Sa vision de l’Afrique, Alpha Oumar Konaré la doit à Modibo Keïta, le père de l’indépendance malienne, a qui il a érigé un mémorial à Bamako. « J’étais étudiant, puis professeur stagiaire à Bamako, et la vision qu’avait le président Modibo de l’Afrique nous inspirait profondément », raconte-t-il. Selon l’un de ses compagnons politiques, l’une de ses satisfactions est d’avoir maintenu dans la Constitution malienne que « pour réaliser l’Union africaine, le Mali est prêt à perdre une partie ou toute sa souveraineté ». Un principe qu’il aimait à rappeler.

Rhétorique et réalité

Ces qualités de démocrate et de panafricaniste, les Maliens ne les lui contestent pas. Mais il leur est parfois difficile de voir encensé l’homme qui les a dirigés dix années, sans que l’on considère son bilan. Un bilan peu reluisant. Alpha Oumar Konaré a accédé à la présidence en 1992 à la place du Général-Président Moussa Traoré, l’homme qui, 21 ans plus tôt, avait renversé le Président Modibo Keïta. Cela, dans un contexte social explosif. Le nouveau Président promet travail et éducation aux Maliens, fin de la corruption… 10 ans plus tard, le compte n’y est pas. Plus de 70% de la population malienne vit avec moins de 650 FCFA par jour. Et un rapport de mission de la Banque mondiale qu’Alpha Oumar Konaré a lui-même sollicité évoque un « pays pauvre, où la démocratie n’a jamais vraiment pris racine… ».

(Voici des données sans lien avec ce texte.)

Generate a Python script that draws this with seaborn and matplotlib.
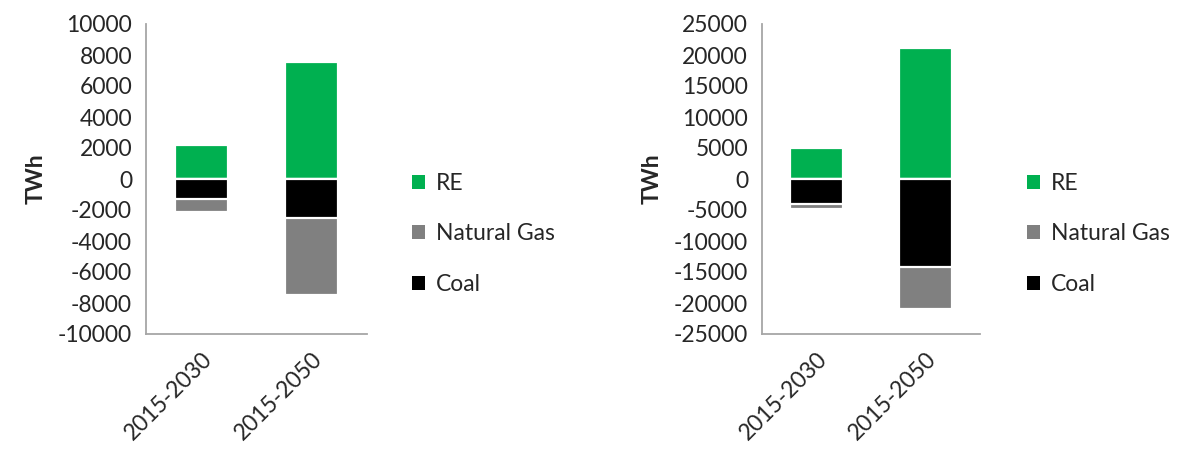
import matplotlib
matplotlib.use("Agg")
import matplotlib.pyplot as plt
import seaborn as sns
import pandas as pd
import numpy as np
from matplotlib.patches import Patch
from matplotlib.ticker import FixedLocator

sns.set_theme(style="white")
plt.rcParams['font.family'] = ['Lato', 'DejaVu Sans']

periods = ["2015-2030", "2015-2050"]
series_names = ["RE", "Natural Gas", "Coal"]
colors = {"RE": "#00B050", "Natural Gas": "#808080", "Coal": "#000000"}

# Left panel values (TWh)
re_left = [2200, 7550]
coal_left = [-1300, -2500]
gas_left = [-850, -5000]

# Right panel values (TWh)
re_right = [5000, 21200]
coal_right = [-4100, -14250]
gas_right = [-750, -6750]

left_ticks = list(range(-10000, 10001, 2000))
right_ticks = list(range(-25000, 25001, 5000))

fig = plt.figure(figsize=(11.79, 4.51), dpi=100)
W, H = 1179, 451
ax1 = fig.add_axes([146 / W, 1 - 334 / H, (367 - 146) / W, (334 - 24) / H])
ax2 = fig.add_axes([762 / W, 1 - 334 / H, (980 - 762) / W, (334 - 24) / H])

axis_col = "#A6A6A6"
fs = 16.5


def draw(ax, re, coal, gas, ticks, legend_x):
    df = pd.DataFrame({"period": periods, "RE": re, "Coal": coal,
                       "GasTotal": np.array(coal) + np.array(gas)})
    kw = dict(width=0.48, edgecolor="white", linewidth=1.6, ax=ax, order=periods)
    sns.barplot(data=df, x="period", y="RE", color=colors["RE"], saturation=1, **kw)
    sns.barplot(data=df, x="period", y="GasTotal", color=colors["Natural Gas"], saturation=1, **kw)
    sns.barplot(data=df, x="period", y="Coal", color=colors["Coal"], saturation=1, **kw)
    ax.set_xlim(-0.5, 1.5)
    ax.set_ylim(ticks[0], ticks[-1])
    ax.set_yticks(ticks)
    ax.set_yticklabels([str(t) for t in ticks], fontsize=fs)
    ax.set_xticks([0, 1])
    ax.set_xticklabels(periods, rotation=45, ha="right", rotation_mode="anchor", fontsize=fs)
    ax.xaxis.set_minor_locator(FixedLocator([-0.5, 0.5, 1.5]))
    ax.tick_params(axis="x", which="major", length=0, pad=10)
    ax.tick_params(axis="x", which="minor", length=6, width=1.3, color=axis_col, direction="out")
    ax.tick_params(axis="y", which="major", length=6, width=1.3, color=axis_col, direction="out", pad=4)
    for s in ["top", "right"]:
        ax.spines[s].set_visible(False)
    for s in ["left", "bottom"]:
        ax.spines[s].set_color(axis_col)
        ax.spines[s].set_linewidth(1.3)
    ax.set_xlabel("")
    ax.set_ylabel("TWh", fontsize=fs, fontweight="bold", labelpad=8)
    ax.grid(False)
    handles = [Patch(facecolor=colors[n], edgecolor="none") for n in series_names]
    fig.legend(handles, series_names, loc="center left",
               bbox_to_anchor=(legend_x, 1 - 234 / H), frameon=False,
               fontsize=fs, handlelength=0.55, handleheight=0.55, handletextpad=0.5,
               labelspacing=1.3, borderpad=0, borderaxespad=0)


draw(ax1, re_left, coal_left, gas_left, left_ticks, 412 / W)
draw(ax2, re_right, coal_right, gas_right, right_ticks, 1027 / W)

fig.savefig("out.png", dpi=100)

Dans ces conditions, la construction de la résidence de Titibougou, dont la fonction officielle n’a été connue que lorsque Alpha Oumar Konaré s’y est installé en tant que premier ancien Président malien, n’était peut-être pas des plus indiquée. De la même façon, en guise d’adieux, en 2002, l’ex-chef d’Etat a offert à son pays la Coupe d’Afrique des Nations. Un magnifique cadeau que les Maliens continuent de payer.